まさしく「かっぱの逆襲」! これも見出し詐欺っぽいな
かくのごとく時刻表だけでは「かっぱ」の全貌が分かりにくいので図にまとめてみました。
東北地方の河童伝説というと「遠野物語」を連想しますが、遠野を含めた太平洋側にかっぱ列車がなく、日本海側でかっぱが大増殖しているのもいささか不思議ではあります。特に米坂線、長井線あたりはかっぱかっぱでアタマが痛くなりそうです。←某回転寿司チェーンの方すみません(汗
それと、なぜ海水浴臨に「かっぱ」なんでしょうか。本来「河童」は河川や淡水域に住んでいて、いくら泳ぎが得意でも海では生きていけないモノだと思っていたのですが・・・
それでもまぁ「かっぱ」が水や水泳のイメージキャラとして広く認知されているのは事実ですし、水辺環境保全運動にもかっぱが活躍しているとの論文もあるぐらいなので、海水浴臨のシンボルとしてもうってつけな存在だったのでしょう。川だろうが海だろうが運賃収入が上がればそれでいいのさ
海水浴が国民的レジャーのひとつとして君臨していた頃、膨大な海水浴客の輸送には鉄道の特性が遺憾なく発揮され、鉄道趣味的にもバラエティに富む海水浴臨に彩られた時刻表を見る楽しみがありました。

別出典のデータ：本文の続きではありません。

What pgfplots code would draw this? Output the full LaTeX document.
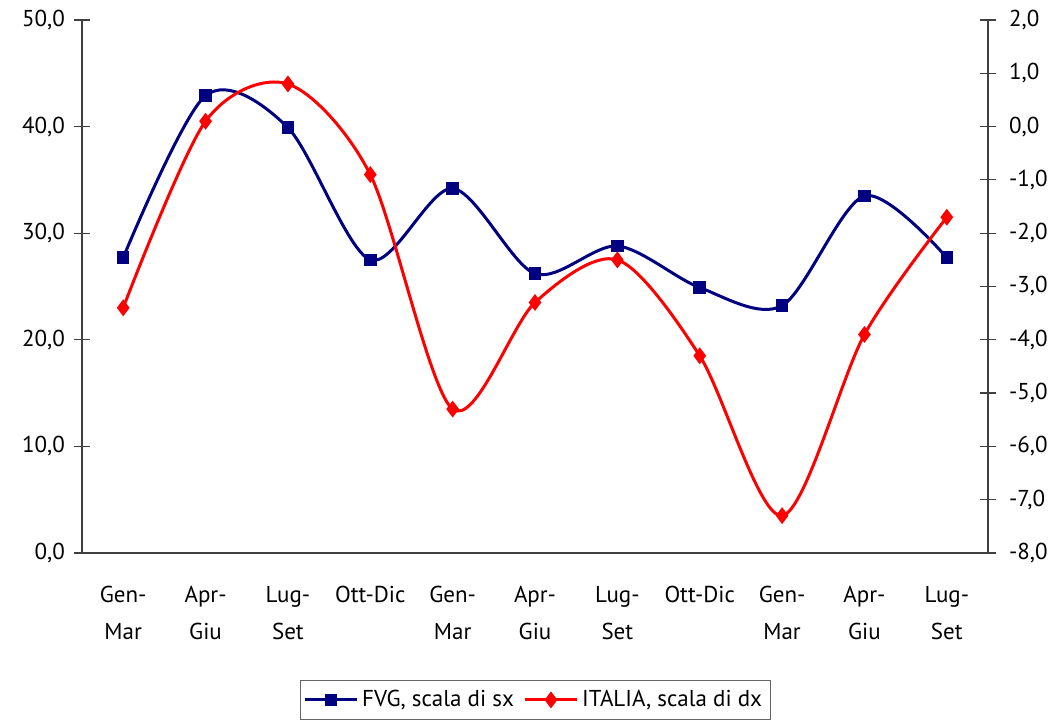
\documentclass[border=0pt]{standalone}
\usepackage{pgfplots}
\pgfplotsset{compat=1.18}
\usepackage{fontspec}
\setmainfont{PT Sans}
\definecolor{fvg}{RGB}{0,0,128}
\definecolor{ita}{RGB}{255,0,0}

\pgfplotsset{
  base/.style={
    scale only axis, width=453pt, height=266.5pt,
    xmin=-0.5, xmax=10.5,
    at={(0,0)}, anchor=south west,
    axis line style={black!75, line width=0.6pt},
    every tick/.style={black!75, line width=0.6pt},
    tick label style={font=\fontsize{11.5}{13}\selectfont},
    /pgf/number format/.cd, fixed, fixed zerofill, precision=1, use comma,
    assume math mode=true,
  },
}

\begin{document}
\begin{tikzpicture}
\useasboundingbox (-41pt,-84pt) rectangle (486.5pt,276.5pt);
\begin{axis}[base,
    axis y line*=left, axis x line*=bottom,
    ymin=0, ymax=50, ytick={0,10,...,50},
    ytick align=center, major tick length=8pt,
    xtick={0,...,10},
    xticklabels={{Gen-\\Mar},{Apr-\\Giu},{Lug-\\Set},{Ott-Dic},{Gen-\\Mar},{Apr-\\Giu},{Lug-\\Set},{Ott-Dic},{Gen-\\Mar},{Apr-\\Giu},{Lug-\\Set}},
    xticklabel style={align=center, font=\fontsize{11.5}{18.5}\selectfont, yshift=-5pt},
    x tick style={draw=none},
    minor xtick={-0.5,0.5,...,10.5},
    minor x tick style={black!75, line width=0.6pt},
    xtick align=outside,
    minor tick length=5pt,
    yticklabel style={xshift=-1pt},
    legend image code/.code={
      \draw[mark repeat=2, mark phase=2, #1] plot coordinates {(0cm,0cm) (0.45cm,0cm) (0.9cm,0cm)};},
    legend style={at={(axis description cs:0.5,-0.238)}, anchor=north,
      legend columns=2, draw=black!60, font=\fontsize{11.5}{13}\selectfont,
      /tikz/every even column/.append style={column sep=3pt},
      inner xsep=2pt, inner ysep=3pt},
  ]
  \addplot[fvg, line width=1.5pt, smooth, mark=square*, mark size=2.4pt,
    mark options={solid}]
    coordinates {(0,27.7) (1,42.9) (2,39.9) (3,27.5) (4,34.2) (5,26.2) (6,28.8) (7,24.9) (8,23.2) (9,33.5) (10,27.7)};
  \addlegendentry{FVG, scala di sx}
  \addlegendimage{ita, line width=1.5pt, mark=diamond*, mark size=3pt}
  \addlegendentry{ITALIA, scala di dx}
\end{axis}
\begin{axis}[base,
    axis y line*=right, axis x line=none,
    ymin=-8, ymax=2, ytick={-8,-7,...,2},
    ytick align=center, major tick length=8pt,
    yticklabel style={xshift=3pt},
  ]
  \addplot[ita, line width=1.5pt, smooth, mark=diamond*, mark size=3pt]
    coordinates {(0,-3.4) (1,0.1) (2,0.8) (3,-0.9) (4,-5.3) (5,-3.3) (6,-2.5) (7,-4.3) (8,-7.3) (9,-3.9) (10,-1.7)};
\end{axis}
\end{tikzpicture}
\end{document}
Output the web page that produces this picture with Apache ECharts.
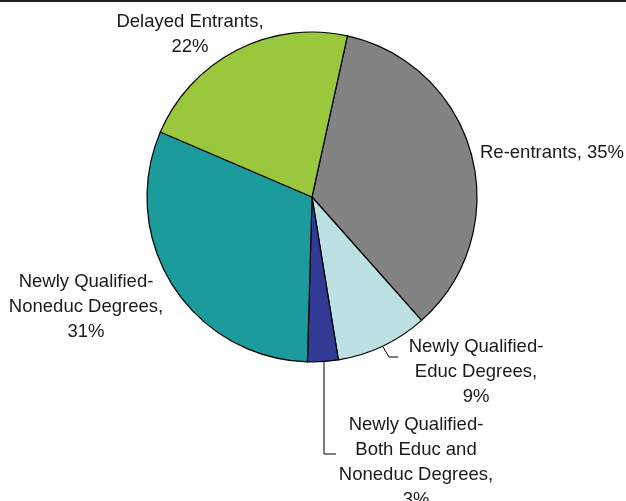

現在も海水浴臨がゼロになったわけではありませんし、牟岐線田井ノ浜駅のような「海水浴臨時駅」も健在ではあるのですが、海水浴の足がほとんどクルマとなってしまった今、さまざまな工夫を凝らして定期ダイヤに海水浴臨のスジを盛り込んでいったスジ屋さんや運転・営業現場の人々のご苦労は昔語りとなった感があります。
海水浴臨もまた、鉄道が元気だった時代を映し出す鏡だったのかも知れません。